Blacula (1972)

It’s been awhile since I had time to settle in and keep working through the 101 Horror Movies but I finally had time to settle back into the early 70s and watched the next one on my list – the blaxploitation  film Blacula.

My first reaction when the opening credits started rolling was… Gordon Pinsent? Yup, the beloved Canadian actor is right there aiding the Van Helsing type character Doctor Gordon Thomas (Thalmus Rasulala). Sweet. Or I guess more in the vernacular of the time… Solid.

The film opens with Prince Malmuwalde (William Marshall) and his wife in Europe in the 1780s to protest the slave trade, when they make a pit stop in scenic Transylvania and spend an evening with the infamous Count Dracula, an old vampiric white man. When Dracula makes some less than politic remarks about the idea of the slave trade, and being willing to pay handsomely for Malmuwalde’s wife, the prince takes umbrage, but is quickly overpowered by the legendary vampire and his fellow ghouls.

Dracula decides the best punishment will be to turn Malmuwalde and let his wife die.

Flash forward to almost 200 years to the 1970s as two flamboyant antique buyers arrange for all of the belongings of Castle Dracula (including a couple of coffins) to be shipped State-side.

It is here that Blacula rises from the grave, hungry for blood, and angry over the loss of his wife.

Until he meets Tina (Vonetta McGee) who seems to be his wife reincarnated.
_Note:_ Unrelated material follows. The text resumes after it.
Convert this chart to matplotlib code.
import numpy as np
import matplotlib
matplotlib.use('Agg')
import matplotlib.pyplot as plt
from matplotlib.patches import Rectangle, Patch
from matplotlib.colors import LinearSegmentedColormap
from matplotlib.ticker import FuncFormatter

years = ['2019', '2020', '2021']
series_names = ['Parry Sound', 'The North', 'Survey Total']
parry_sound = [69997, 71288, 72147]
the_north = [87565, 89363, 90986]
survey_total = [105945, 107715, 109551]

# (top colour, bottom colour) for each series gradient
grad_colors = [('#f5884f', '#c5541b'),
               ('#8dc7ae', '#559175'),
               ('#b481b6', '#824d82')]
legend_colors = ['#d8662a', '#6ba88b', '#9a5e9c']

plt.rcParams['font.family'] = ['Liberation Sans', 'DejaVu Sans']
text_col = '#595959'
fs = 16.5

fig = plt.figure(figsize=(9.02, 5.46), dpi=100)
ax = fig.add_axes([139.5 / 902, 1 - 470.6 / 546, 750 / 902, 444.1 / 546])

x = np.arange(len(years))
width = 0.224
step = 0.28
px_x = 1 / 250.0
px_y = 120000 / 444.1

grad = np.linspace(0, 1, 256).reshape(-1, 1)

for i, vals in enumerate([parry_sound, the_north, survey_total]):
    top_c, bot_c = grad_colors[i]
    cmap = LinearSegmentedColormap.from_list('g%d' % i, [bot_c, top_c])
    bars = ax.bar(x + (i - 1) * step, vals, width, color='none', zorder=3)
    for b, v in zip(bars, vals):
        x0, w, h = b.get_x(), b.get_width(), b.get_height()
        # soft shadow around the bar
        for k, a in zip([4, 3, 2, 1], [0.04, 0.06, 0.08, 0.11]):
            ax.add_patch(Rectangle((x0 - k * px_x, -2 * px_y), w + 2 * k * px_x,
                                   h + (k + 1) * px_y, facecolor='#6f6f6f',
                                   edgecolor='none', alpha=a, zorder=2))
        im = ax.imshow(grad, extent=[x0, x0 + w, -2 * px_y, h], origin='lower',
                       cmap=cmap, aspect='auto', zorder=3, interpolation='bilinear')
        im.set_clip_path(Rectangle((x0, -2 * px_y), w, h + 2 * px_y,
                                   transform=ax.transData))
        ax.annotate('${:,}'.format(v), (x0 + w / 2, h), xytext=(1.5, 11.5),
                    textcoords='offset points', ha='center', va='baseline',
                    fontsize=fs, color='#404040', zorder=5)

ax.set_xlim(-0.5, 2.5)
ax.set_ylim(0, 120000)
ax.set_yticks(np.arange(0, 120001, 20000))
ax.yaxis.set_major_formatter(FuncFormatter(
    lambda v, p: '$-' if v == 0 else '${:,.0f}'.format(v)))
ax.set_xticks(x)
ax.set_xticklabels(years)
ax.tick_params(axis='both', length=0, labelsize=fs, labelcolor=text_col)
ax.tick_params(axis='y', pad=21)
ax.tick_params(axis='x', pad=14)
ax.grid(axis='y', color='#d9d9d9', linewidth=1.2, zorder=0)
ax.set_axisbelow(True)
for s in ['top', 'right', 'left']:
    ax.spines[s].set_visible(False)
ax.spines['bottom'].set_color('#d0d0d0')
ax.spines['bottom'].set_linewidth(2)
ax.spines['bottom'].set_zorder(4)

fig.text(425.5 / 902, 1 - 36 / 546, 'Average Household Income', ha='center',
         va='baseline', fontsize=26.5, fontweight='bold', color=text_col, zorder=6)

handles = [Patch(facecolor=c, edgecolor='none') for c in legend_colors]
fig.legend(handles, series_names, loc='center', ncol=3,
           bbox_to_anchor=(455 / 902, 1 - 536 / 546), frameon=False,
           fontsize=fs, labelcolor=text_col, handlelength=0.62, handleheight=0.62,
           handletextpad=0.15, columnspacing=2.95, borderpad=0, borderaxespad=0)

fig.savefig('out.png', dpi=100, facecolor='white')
Blacula is surprising fun, and though I had a hard time taking Dr. Thomas seriously, he reminded me too much of Black Dynamite, but the film plays really well, entertaining and making for an enjoyable 90 minute escape, and features a bouncy, soul score.
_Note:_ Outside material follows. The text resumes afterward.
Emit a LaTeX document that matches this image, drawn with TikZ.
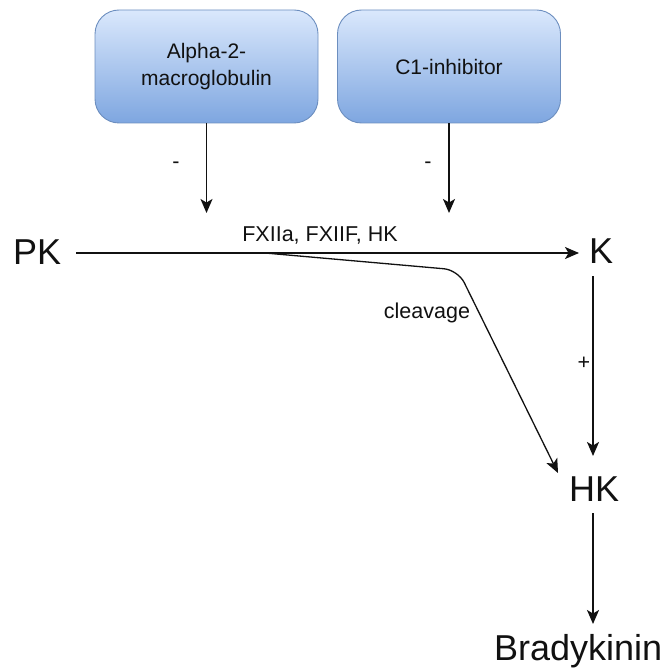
\documentclass[tikz,border=0pt]{standalone}
\usepackage{fontspec}
\setmainfont{Liberation Sans}
\usetikzlibrary{arrows.meta}
\definecolor{boxtop}{HTML}{DAE8FC}
\definecolor{boxbot}{HTML}{7EA6E0}
\definecolor{boxline}{HTML}{6C8EBF}
\definecolor{ink}{HTML}{111111}
\tikzset{
  inhibbox/.style={draw=boxline, line width=0.9pt, rounded corners=24pt,
    top color=boxtop, bottom color=boxbot, minimum width=223pt, minimum height=113pt,
    inner sep=0pt, align=center, text=ink,
    font=\fontsize{21}{27}\selectfont},
  bigtxt/.style={inner sep=0pt, text=ink, font=\fontsize{36}{40}\selectfont},
  smalltxt/.style={inner sep=0pt, text=ink, font=\fontsize{21.5}{26}\selectfont},
  conn/.style={draw=ink, line width=1.6pt, -{Stealth[length=14pt,width=12pt,inset=3.5pt]}}
}
\begin{document}
\begin{tikzpicture}[x=1pt,y=-1pt]
\useasboundingbox (0,0) rectangle (671,671);
\node[inhibbox] (A2M) at (206.5,66.5) {Alpha-2-\\macroglobulin};
\node[inhibbox] (C1) at (449,66.5) {C1-inhibitor};
\node[bigtxt, anchor=base west] (PK) at (13,264) {PK};
\node[bigtxt, anchor=base west] (K) at (589,263) {K};
\node[bigtxt, anchor=base west] (HK) at (569,501) {HK};
\node[bigtxt, anchor=base west] (BK) at (494,660) {Bradykinin};
\coordinate (A2Mend) at (206.5,213);
\coordinate (C1end) at (449,213);
\coordinate (PKout) at (76,253);
\coordinate (Kin) at (579,253);
\coordinate (Kout) at (593,276);
\coordinate (HKin) at (593,456);
\coordinate (HKout) at (593,513);
\coordinate (BKin) at (593,624);
\coordinate (cstart) at (265,253);
\coordinate (cbend) at (458,270);
\coordinate (cend) at (558,473);
\draw[conn] (A2M.south) -- (A2Mend);
\draw[conn] (C1.south) -- (C1end);
\draw[conn] (PKout) -- (Kin);
\draw[conn] (Kout) -- (HKin);
\draw[conn] (HKout) -- (BKin);
\draw[conn, line width=1.3pt, rounded corners=14pt] (cstart) -- (cbend) -- (cend);
\node[smalltxt] (lminus1) at (176,165) {-};
\node[smalltxt] (lminus2) at (428,165) {-};
\node[smalltxt] (lplus) at (584,363) {+};
\node[smalltxt] (lfx) at (320,235) {FXIIa, FXIIF, HK};
\node[smalltxt, anchor=base] (lcl) at (427,318) {cleavage};
\end{tikzpicture}
\end{document}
Yes, the white man is the bad guy. But it works, that’s what type of film it is. Malmuwalde is played as sympathetic and tragic, simply trying to survive and of course, he’s a man in love, so he can’t be all bad.

Is it a horror movie though?

There are the traits of a horror movie, blood, vampires, castles, coffins, but time hasn’t been kind to the film, it’s dated, and serves as more of an illustration of the genre crossing of horror and blaxploitation films.

It’s a lot of fun, good for laughs, but I think I’m getting ready for heavier and spookier fare…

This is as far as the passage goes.